10 Important Steps for Cloud Disaster Recovery

We typically work in AWS, so there are references to some AWS specific resources, but the concepts are applicable to any cloud provider.
1. Assess Risks and Set Objectives
- Risk Assessment: Identify potential risks and threats (e.g., natural disasters, cyberattacks, hardware failures) that could impact the cloud architecture.
- Define RTO and RPO:
- Recovery Time Objective (RTO): The acceptable downtime before services must be restored.
- Recovery Point Objective (RPO): The acceptable amount of data loss measured in time.
2. Inventory and Prioritize Resources
- Inventory Resources: Identify all critical resources in the cloud architecture, including servers, databases, networking components, applications, etc...
- Prioritize Services: Classify services based on their importance to the business. Critical systems should have a higher priority in disaster recovery planning.
3. Select a Disaster Recovery Strategy
- Backup and Restore: Regularly back up data and configurations to a secure, offsite storage location. Suitable for non-critical workloads with longer RTOs and RPOs.
- Pilot Light: Maintain minimal, always-on resources, with the capability to scale up quickly in case of a disaster. Ideal for systems where fast recovery is needed, but full redundancy is not required.
- Warm Standby: Keep a scaled-down version of your application running in another region or environment. During a disaster, this can be scaled up to handle full production workloads.
- Multi-Region Active-Active/Active-Passive: Operate the application across multiple regions in an active-active or active-passive mode to ensure zero or minimal downtime.
Read more about the strategies - https://aws.amazon.com/blogs/architecture/disaster-recovery-dr-architecture-on-aws-part-iii-pilot-light-and-warm-standby/
4. Use Cloud-Native Tools for Automation
- Replication: Use cloud-native services to replicate data across regions or availability zones (e.g., AWS RDS Read Replicas).
- Infrastructure as Code (IaC): Use tools like Terraform or AWS CloudFormation to automate resource provisioning. This ensures you can quickly recreate your environment. In another region for example.
- Managed DR Services: Some use-cases may benefit from cloud provider-managed DR solutions like AWS Elastic Disaster Recovery
https://aws.amazon.com/disaster-recovery/
5. Implement Data Backup Strategies
- Regular Backups: Set up automated snapshots of critical data, databases, and configurations.
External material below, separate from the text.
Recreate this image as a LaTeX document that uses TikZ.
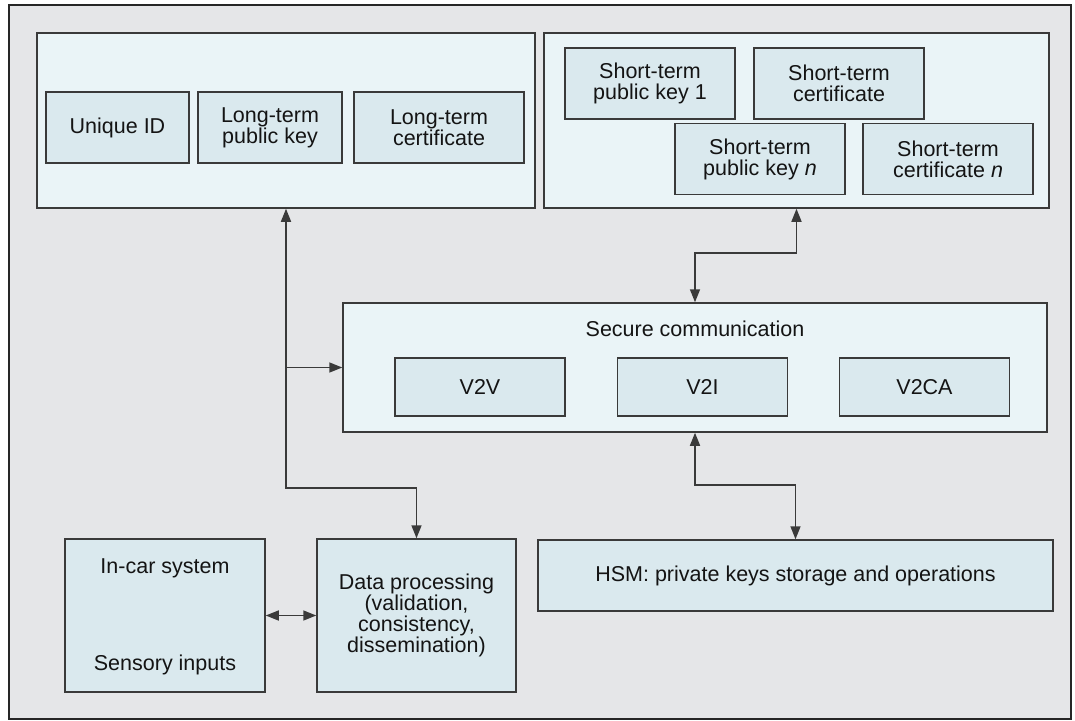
\documentclass[tikz,border=0pt]{standalone}
\usepackage{fontspec}
\setmainfont{Liberation Sans}
\usetikzlibrary{arrows.meta}
\definecolor{framegray}{HTML}{E5E6E8}
\definecolor{panelblue}{HTML}{EAF4F7}
\definecolor{keyblue}{HTML}{DAE9EE}
\definecolor{edgegray}{HTML}{3A3A3A}
\tikzset{
  panel/.style={rectangle,draw=edgegray,line width=1.5pt,fill=panelblue,inner sep=0pt},
  keybox/.style={rectangle,draw=edgegray,line width=1.5pt,fill=keyblue,inner sep=0pt,
    minimum height=71,align=center,font=\fontsize{21.5}{21}\selectfont},
  label/.style={inner sep=0pt,font=\fontsize{21.5}{21}\selectfont,align=center},
  link/.style={draw=edgegray,line width=1.6pt,-{Triangle[length=13pt,width=10pt]}},
  dlink/.style={link,{Triangle[length=13pt,width=10pt]}-{Triangle[length=13pt,width=10pt]}}
}
\begin{document}
\begin{tikzpicture}[x=1pt,y=-1pt,text=black!92]
  \useasboundingbox (0,0) rectangle (1075,720);
  \draw[line width=1.8pt,draw=black!85,fill=framegray] (9,5) rectangle (1071,719);
  \node[panel,minimum width=498,minimum height=175] (tl) at (286,120.5) {};
  \node[panel,minimum width=505,minimum height=175] (tr) at (796.5,120.5) {};
  \node[panel,minimum width=704,minimum height=129] (sc) at (695,367.5) {};
  \node[label] (sctitle) at ([yshift=-27]sc.north) {Secure communication};
  \node[keybox,minimum width=143] (uid) at (117.5,127.5) {Unique ID};
  \node[keybox,minimum width=144] (ltpk) at (270,127.5) {Long-term\\public key};
  \node[keybox,minimum width=170] (ltc) at (439,127.5) {Long-term\\certificate};
  \node[keybox,minimum width=170] (stpk1) at (650,83.5) {Short-term\\public key 1};
  \node[keybox,minimum width=170] (stc) at (839,83.5) {Short-term\\certificate};
  \node[keybox,minimum width=170] (stpkn) at (760,159) {Short-term\\public key \textit{n}};
  \node[keybox,minimum width=170] (stcn) at (948,159) {Short-term\\certificate \textit{n}};
  \node[keybox,minimum width=170,minimum height=58] (v2v) at (480,387) {V2V};
  \node[keybox,minimum width=170,minimum height=58] (v2i) at (702.5,387) {V2I};
  \node[keybox,minimum width=170,minimum height=58] (v2ca) at (924.5,387) {V2CA};
  \node[keybox,minimum width=515] (hsm) at (795.5,575.5) {HSM: private keys storage and operations};
  \node[keybox,minimum width=200,minimum height=153] (ic) at (165,615.5) {};
  \node[label] (icsys) at ([yshift=-30]ic.north) {In-car system};
  \node[label] (icsens) at ([yshift=28]ic.south) {Sensory inputs};
  \node[keybox,minimum width=199,minimum height=153] (dp) at (416.5,615.5)
    {Data processing\\(validation,\\consistency,\\dissemination)};
  \coordinate (bendA) at (0,488);
  \coordinate (bendB) at (0,253);
  \coordinate (bendC) at (0,485);
  \draw[dlink] (tl.south) |- (dp.north |- bendA) -- (dp.north);
  \draw[link] (tl.south |- sc.west) -- (sc.west);
  \draw[dlink] (tr.south) |- (sc.north |- bendB) -- (sc.north);
  \draw[dlink] (sc.south) |- (hsm.north |- bendC) -- (hsm.north);
  \draw[dlink] (ic.east) -- (dp.west);
\end{tikzpicture}
\end{document}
Ensure these backups are stored across different availability zones or regions.
- Verify Backups: Regularly test backup integrity by restoring data in a sandbox environment. This has a secondary benefit of keeping non-prod environments more similar to the changing prod environment.
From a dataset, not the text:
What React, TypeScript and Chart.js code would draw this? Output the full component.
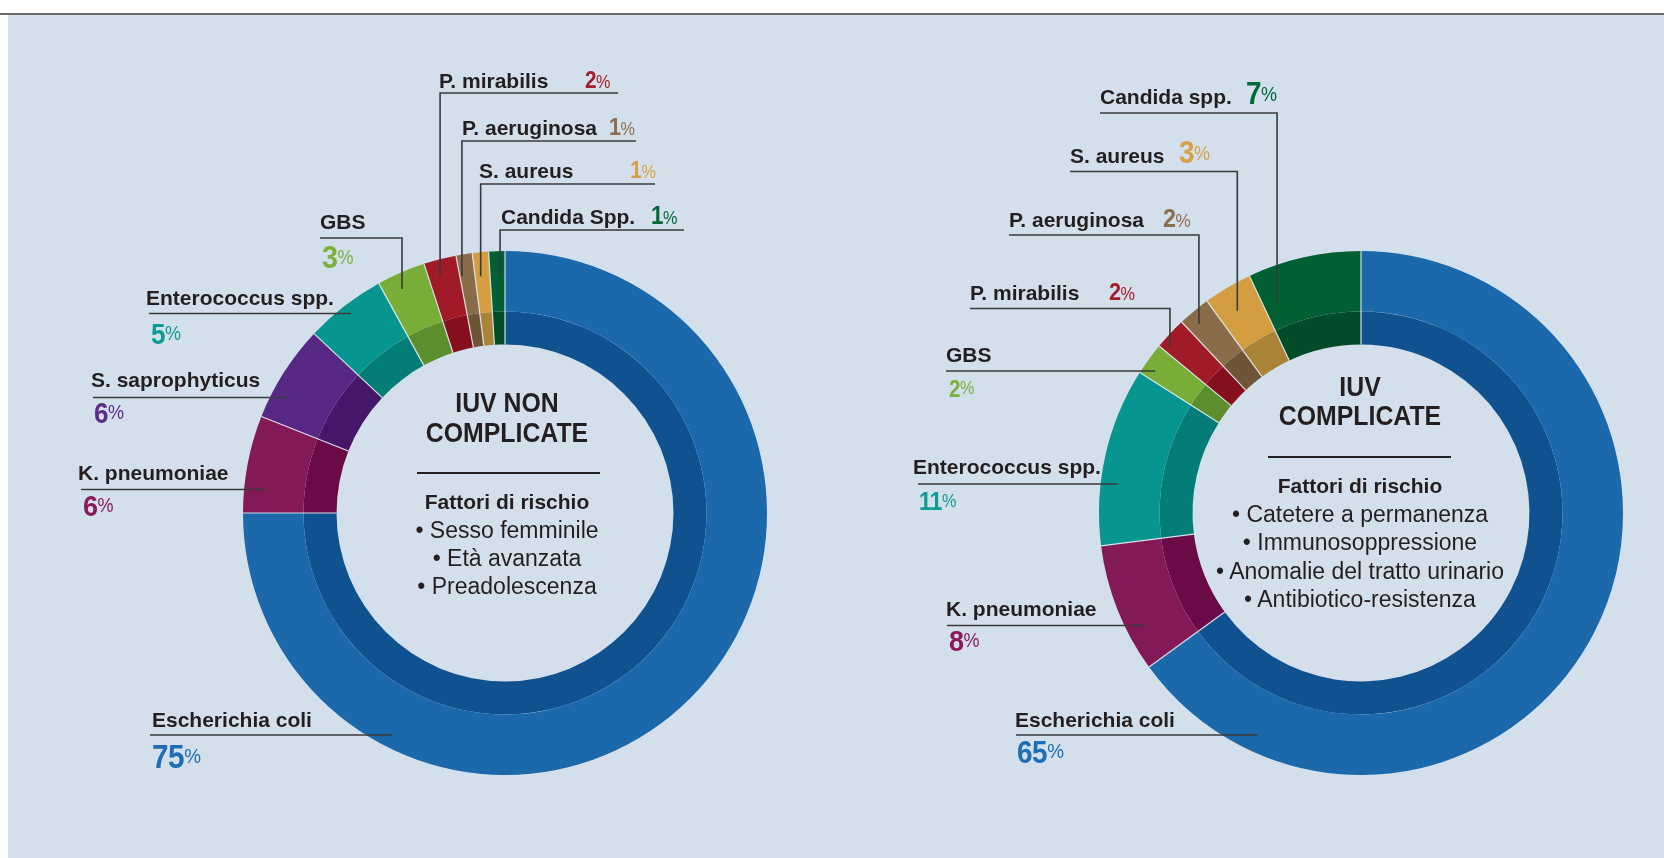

6. Network and Security Considerations
- Cross-Region Failover: Ensure that networking, DNS, and load balancing can automatically failover to a secondary region if needed.
- Access Control: Use Identity and Access Management (IAM) to control access to disaster recovery environments. Ensure that only authorized personnel can initiate failover operations.
7. Testing and Simulation
- Regular DR Drills: Conduct regular disaster recovery drills to validate the effectiveness of the DR plan. This helps identify gaps and areas for improvement.
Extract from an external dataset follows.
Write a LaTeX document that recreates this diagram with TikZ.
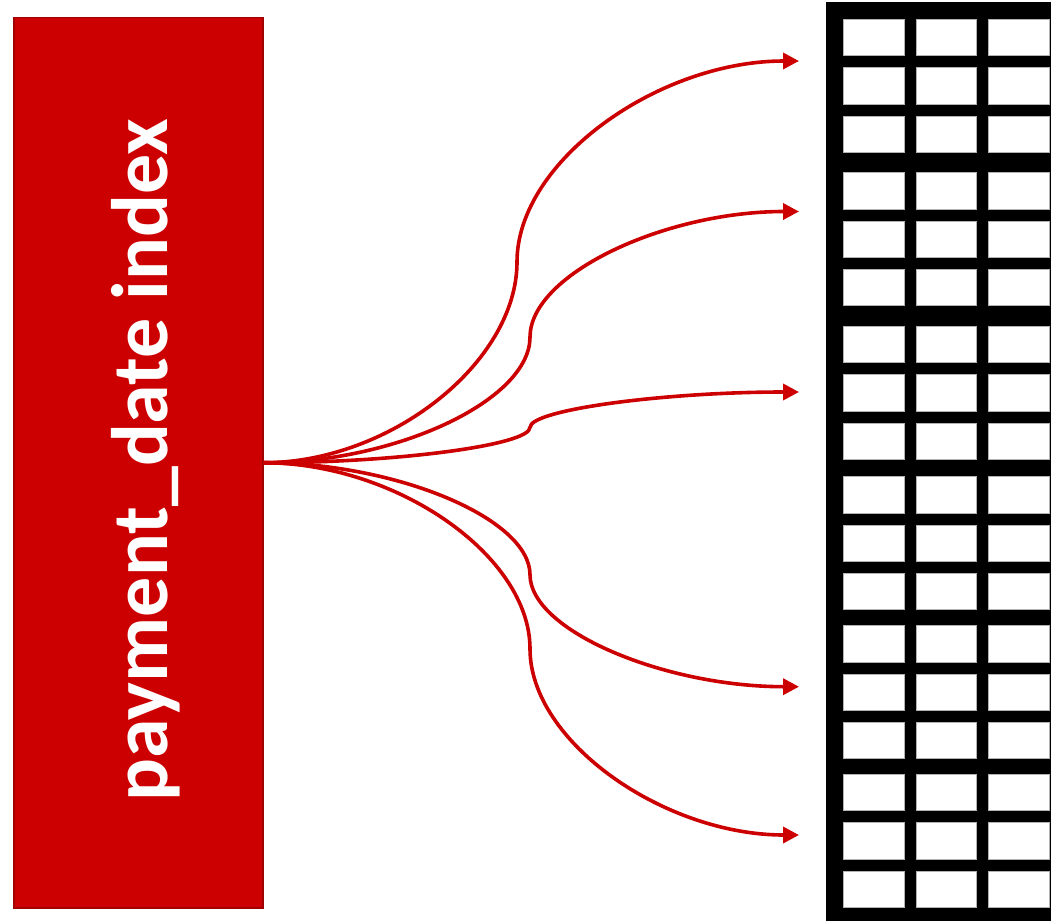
\documentclass[tikz,border=0pt]{standalone}
\usepackage{fontspec}
\newfontfamily\carl{Carlito}
\usetikzlibrary{arrows.meta,calc}
\definecolor{idxred}{HTML}{CC0000}
\definecolor{idxborder}{HTML}{A00000}
\tikzset{
  idxbox/.style={draw=idxborder, line width=1.5pt, fill=idxred, minimum width=249pt, minimum height=890pt, inner sep=0pt, anchor=north west},
  idxtext/.style={text=white, font=\carl\bfseries\fontsize{80}{80}\selectfont, rotate=90, inner sep=0pt},
  conn/.style={draw=idxred, line width=3.6pt, -{Triangle[length=16pt,width=16pt]}},
  cell/.style={fill=white, draw=gray!60, line width=0.5pt}
}
\newcommand\mkconn[2]{%
  \draw[conn] let \p1=(idx.east), \p2=(#2) in
    (\p1) .. controls ({(\x1+#1pt)/2},\y1) and (#1pt,{\y1+(\y2-\y1)/4}) ..
    (#1pt,{(\y1+\y2)/2}) .. controls (#1pt,{\y1+3*(\y2-\y1)/4}) and ({(#1pt+\x2)/2},\y2) .. (\p2);}
\begin{document}
\begin{tikzpicture}[x=1pt,y=-1pt]
\useasboundingbox (0,0) rectangle (1051,923);
% index box
\node[idxbox] (idx) at (13,17) {};
\node[idxtext] (lbl) at (146,460) {payment\_date index};
% table
\fill[black] (826,2) rectangle (1051,921);
\foreach \g in {19.3,172.7,326.3,476.7,625.5,774.3}
  \foreach \r in {0,48.3,96.5}
    \foreach \c in {843.3,916,988.3}
      \path[cell] (\c,{\g+\r}) rectangle ++(60.7,36.4);
% targets
\coordinate (t1) at (799,61);
\coordinate (t2) at (799,211.5);
\coordinate (t3) at (799,392);
\coordinate (t4) at (799,686.7);
\coordinate (t5) at (799,835);
\mkconn{517}{t1}
\mkconn{530}{t2}
\mkconn{530}{t3}
\mkconn{530}{t4}
\mkconn{530}{t5}
\end{tikzpicture}
\end{document}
- Chaos Engineering: Use chaos engineering tools to simulate failures in a controlled manner and validate the resilience of your cloud architecture (e.g., AWS Fault Injection Simulator, Chaos Monkey).
Home - Chaos Monkey
None

Resilience Testing Tools - AWS Fault Injection Service - AWS
AWS Fault Injection Service helps you create real-world conditions needed to uncover hidden bugs, monitor blind spots, and discover performance bottlenecks.

8. Monitoring and Alerts
- Monitor Resources: Use monitoring tools like AWS CloudWatch, Azure Monitor, or Google Cloud Monitoring to track the health of your infrastructure.
- Alert Mechanisms: Set up alerts for failures or anomalies that may require failover or other DR actions. Ensure alerts are routed to the appropriate personnel or response team.
9. Documentation and Communication
- Detailed DR Plan: Maintain comprehensive documentation that includes step-by-step procedures for activating the DR plan. This should be accessible to all relevant stakeholders.
- Communication Plan: Define a communication strategy for informing stakeholders, including employees, customers, and partners, during and after a disaster.
10. Cost Considerations
- Optimize Costs: Ensure that the DR strategy aligns with budget requirements. For example, a warm standby solution might be more cost-effective compared to an active-active configuration but with longer recovery times.
- Utilize Cost-Effective Services: Use cost-effective storage options for backups (e.g., AWS Glacier) and reserve instances to reduce costs.